[EXERCISE AIM]: Could you repeat, exactly as they stand, the lines between the one with "Convert this chart to D3.js code." and the one with "const y = d3.scaleLinear().domain([0,4000000]).range([343,14]);", inclusive, minus the pictures?

◇ ◇ ◇

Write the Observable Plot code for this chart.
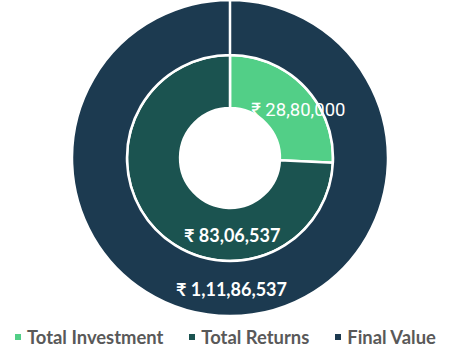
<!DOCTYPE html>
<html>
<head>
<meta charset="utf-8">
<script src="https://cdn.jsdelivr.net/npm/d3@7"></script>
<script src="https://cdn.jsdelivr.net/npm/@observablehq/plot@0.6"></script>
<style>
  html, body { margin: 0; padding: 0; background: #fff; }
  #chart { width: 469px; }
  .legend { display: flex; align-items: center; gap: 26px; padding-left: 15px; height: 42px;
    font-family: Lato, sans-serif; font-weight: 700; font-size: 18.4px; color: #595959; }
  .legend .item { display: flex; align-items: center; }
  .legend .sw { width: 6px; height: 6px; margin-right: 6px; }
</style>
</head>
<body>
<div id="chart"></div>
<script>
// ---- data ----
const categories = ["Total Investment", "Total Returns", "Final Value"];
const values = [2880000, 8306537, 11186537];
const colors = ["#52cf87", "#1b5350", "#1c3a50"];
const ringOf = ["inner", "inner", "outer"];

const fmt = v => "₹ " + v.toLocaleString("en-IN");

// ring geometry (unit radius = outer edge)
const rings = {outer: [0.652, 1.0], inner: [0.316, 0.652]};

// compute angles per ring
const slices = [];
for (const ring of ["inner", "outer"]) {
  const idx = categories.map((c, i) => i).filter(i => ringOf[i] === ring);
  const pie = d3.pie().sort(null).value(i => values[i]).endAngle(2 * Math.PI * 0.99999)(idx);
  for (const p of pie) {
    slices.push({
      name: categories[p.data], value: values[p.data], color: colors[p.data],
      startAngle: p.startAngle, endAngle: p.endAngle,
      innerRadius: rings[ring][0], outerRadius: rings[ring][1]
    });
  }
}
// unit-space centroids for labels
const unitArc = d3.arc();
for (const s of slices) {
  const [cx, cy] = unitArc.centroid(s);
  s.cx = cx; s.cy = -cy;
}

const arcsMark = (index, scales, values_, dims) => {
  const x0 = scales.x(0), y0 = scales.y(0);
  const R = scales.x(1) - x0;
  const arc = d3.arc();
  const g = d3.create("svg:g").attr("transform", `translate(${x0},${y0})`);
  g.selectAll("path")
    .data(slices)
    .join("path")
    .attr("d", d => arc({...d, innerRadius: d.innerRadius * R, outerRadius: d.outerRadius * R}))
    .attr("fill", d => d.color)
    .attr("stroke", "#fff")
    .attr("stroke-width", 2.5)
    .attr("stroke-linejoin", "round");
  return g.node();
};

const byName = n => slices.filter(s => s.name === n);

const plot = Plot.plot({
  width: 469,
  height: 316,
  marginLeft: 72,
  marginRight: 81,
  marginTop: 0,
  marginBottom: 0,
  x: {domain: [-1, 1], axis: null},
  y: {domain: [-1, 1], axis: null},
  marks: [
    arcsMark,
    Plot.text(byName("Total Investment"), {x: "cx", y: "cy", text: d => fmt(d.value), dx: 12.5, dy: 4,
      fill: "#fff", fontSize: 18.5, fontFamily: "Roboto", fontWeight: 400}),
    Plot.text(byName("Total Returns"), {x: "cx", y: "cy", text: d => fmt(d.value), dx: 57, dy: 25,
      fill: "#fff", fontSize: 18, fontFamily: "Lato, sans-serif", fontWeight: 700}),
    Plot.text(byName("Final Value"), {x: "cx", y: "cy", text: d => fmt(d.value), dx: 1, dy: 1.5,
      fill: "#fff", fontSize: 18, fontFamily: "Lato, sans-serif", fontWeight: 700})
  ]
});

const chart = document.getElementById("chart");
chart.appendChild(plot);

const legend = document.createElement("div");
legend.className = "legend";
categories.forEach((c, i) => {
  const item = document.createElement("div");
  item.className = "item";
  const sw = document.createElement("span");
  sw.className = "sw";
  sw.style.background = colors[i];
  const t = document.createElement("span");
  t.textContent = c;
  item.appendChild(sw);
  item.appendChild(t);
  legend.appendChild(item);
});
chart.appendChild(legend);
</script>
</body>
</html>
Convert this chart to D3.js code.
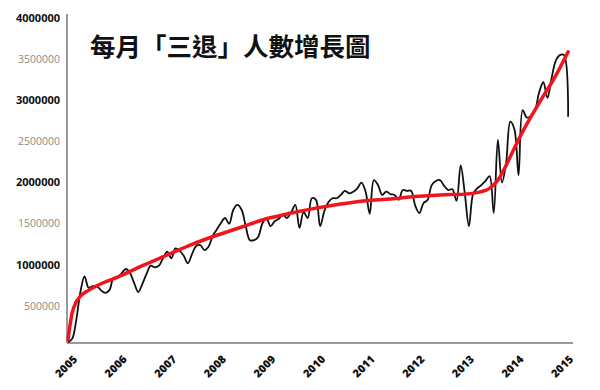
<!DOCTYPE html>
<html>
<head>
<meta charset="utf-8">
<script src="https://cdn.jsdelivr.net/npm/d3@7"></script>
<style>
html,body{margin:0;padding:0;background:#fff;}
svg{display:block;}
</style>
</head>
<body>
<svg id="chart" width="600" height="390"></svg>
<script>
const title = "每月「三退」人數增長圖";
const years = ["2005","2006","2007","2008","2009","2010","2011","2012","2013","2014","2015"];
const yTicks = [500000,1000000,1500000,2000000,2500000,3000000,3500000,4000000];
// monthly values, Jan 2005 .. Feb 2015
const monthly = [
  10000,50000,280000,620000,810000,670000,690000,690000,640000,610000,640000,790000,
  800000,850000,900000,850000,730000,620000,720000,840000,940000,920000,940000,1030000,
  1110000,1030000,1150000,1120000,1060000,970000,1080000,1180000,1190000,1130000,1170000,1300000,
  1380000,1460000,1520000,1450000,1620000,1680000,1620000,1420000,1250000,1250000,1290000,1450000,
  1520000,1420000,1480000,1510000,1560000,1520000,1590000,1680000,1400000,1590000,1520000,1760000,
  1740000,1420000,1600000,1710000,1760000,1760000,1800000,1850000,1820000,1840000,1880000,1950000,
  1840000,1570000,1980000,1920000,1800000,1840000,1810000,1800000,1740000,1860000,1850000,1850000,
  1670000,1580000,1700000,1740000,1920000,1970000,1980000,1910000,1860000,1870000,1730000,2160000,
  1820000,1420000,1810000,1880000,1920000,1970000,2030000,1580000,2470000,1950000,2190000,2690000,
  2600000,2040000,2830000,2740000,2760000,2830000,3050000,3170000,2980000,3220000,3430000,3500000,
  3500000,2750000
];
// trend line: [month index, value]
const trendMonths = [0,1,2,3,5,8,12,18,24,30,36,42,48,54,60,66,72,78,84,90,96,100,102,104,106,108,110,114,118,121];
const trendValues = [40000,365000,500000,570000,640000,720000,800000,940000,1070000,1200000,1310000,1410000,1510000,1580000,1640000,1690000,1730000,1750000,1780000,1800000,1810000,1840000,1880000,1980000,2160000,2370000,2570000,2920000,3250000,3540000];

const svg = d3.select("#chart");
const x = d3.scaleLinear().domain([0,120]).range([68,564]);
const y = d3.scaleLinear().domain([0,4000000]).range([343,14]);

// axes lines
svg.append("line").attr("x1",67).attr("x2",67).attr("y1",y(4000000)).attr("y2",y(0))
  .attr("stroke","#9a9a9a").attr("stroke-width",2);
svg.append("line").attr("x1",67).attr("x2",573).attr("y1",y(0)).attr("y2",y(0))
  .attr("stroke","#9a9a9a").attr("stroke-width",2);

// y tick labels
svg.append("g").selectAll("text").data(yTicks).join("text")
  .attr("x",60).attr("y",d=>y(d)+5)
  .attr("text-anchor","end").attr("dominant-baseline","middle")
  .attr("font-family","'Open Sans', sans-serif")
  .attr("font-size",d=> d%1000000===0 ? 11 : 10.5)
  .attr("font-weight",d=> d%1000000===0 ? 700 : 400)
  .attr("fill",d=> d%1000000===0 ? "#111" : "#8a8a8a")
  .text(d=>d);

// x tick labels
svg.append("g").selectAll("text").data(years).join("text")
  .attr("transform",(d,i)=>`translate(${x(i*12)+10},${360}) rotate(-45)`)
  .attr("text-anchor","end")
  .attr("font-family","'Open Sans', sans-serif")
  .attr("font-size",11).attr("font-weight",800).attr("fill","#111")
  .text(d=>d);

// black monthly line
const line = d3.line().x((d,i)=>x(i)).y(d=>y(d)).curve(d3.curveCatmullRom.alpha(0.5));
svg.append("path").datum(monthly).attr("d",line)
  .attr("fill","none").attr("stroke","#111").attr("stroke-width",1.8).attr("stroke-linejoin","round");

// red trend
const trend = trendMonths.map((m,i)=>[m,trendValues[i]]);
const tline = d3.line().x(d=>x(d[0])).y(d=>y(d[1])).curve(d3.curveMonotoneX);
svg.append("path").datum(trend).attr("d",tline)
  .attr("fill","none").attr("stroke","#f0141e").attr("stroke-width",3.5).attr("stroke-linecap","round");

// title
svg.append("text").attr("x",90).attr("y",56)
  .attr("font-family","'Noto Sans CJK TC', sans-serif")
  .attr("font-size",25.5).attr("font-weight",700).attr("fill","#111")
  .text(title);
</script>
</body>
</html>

◇ ◇ ◇

[SOLUTION TO THE PROBLEM]:
Convert this chart to D3.js code.
<!DOCTYPE html>
<html>
<head>
<meta charset="utf-8">
<script src="https://cdn.jsdelivr.net/npm/d3@7"></script>
<style>
html,body{margin:0;padding:0;background:#fff;}
svg{display:block;}
</style>
</head>
<body>
<svg id="chart" width="600" height="390"></svg>
<script>
const title = "每月「三退」人數增長圖";
const years = ["2005","2006","2007","2008","2009","2010","2011","2012","2013","2014","2015"];
const yTicks = [500000,1000000,1500000,2000000,2500000,3000000,3500000,4000000];
// monthly values, Jan 2005 .. Feb 2015
const monthly = [
  10000,50000,280000,620000,810000,670000,690000,690000,640000,610000,640000,790000,
  800000,850000,900000,850000,730000,620000,720000,840000,940000,920000,940000,1030000,
  1110000,1030000,1150000,1120000,1060000,970000,1080000,1180000,1190000,1130000,1170000,1300000,
  1380000,1460000,1520000,1450000,1620000,1680000,1620000,1420000,1250000,1250000,1290000,1450000,
  1520000,1420000,1480000,1510000,1560000,1520000,1590000,1680000,1400000,1590000,1520000,1760000,
  1740000,1420000,1600000,1710000,1760000,1760000,1800000,1850000,1820000,1840000,1880000,1950000,
  1840000,1570000,1980000,1920000,1800000,1840000,1810000,1800000,1740000,1860000,1850000,1850000,
  1670000,1580000,1700000,1740000,1920000,1970000,1980000,1910000,1860000,1870000,1730000,2160000,
  1820000,1420000,1810000,1880000,1920000,1970000,2030000,1580000,2470000,1950000,2190000,2690000,
  2600000,2040000,2830000,2740000,2760000,2830000,3050000,3170000,2980000,3220000,3430000,3500000,
  3500000,2750000
];
// trend line: [month index, value]
const trendMonths = [0,1,2,3,5,8,12,18,24,30,36,42,48,54,60,66,72,78,84,90,96,100,102,104,106,108,110,114,118,121];
const trendValues = [40000,365000,500000,570000,640000,720000,800000,940000,1070000,1200000,1310000,1410000,1510000,1580000,1640000,1690000,1730000,1750000,1780000,1800000,1810000,1840000,1880000,1980000,2160000,2370000,2570000,2920000,3250000,3540000];

const svg = d3.select("#chart");
const x = d3.scaleLinear().domain([0,120]).range([68,564]);
const y = d3.scaleLinear().domain([0,4000000]).range([343,14]);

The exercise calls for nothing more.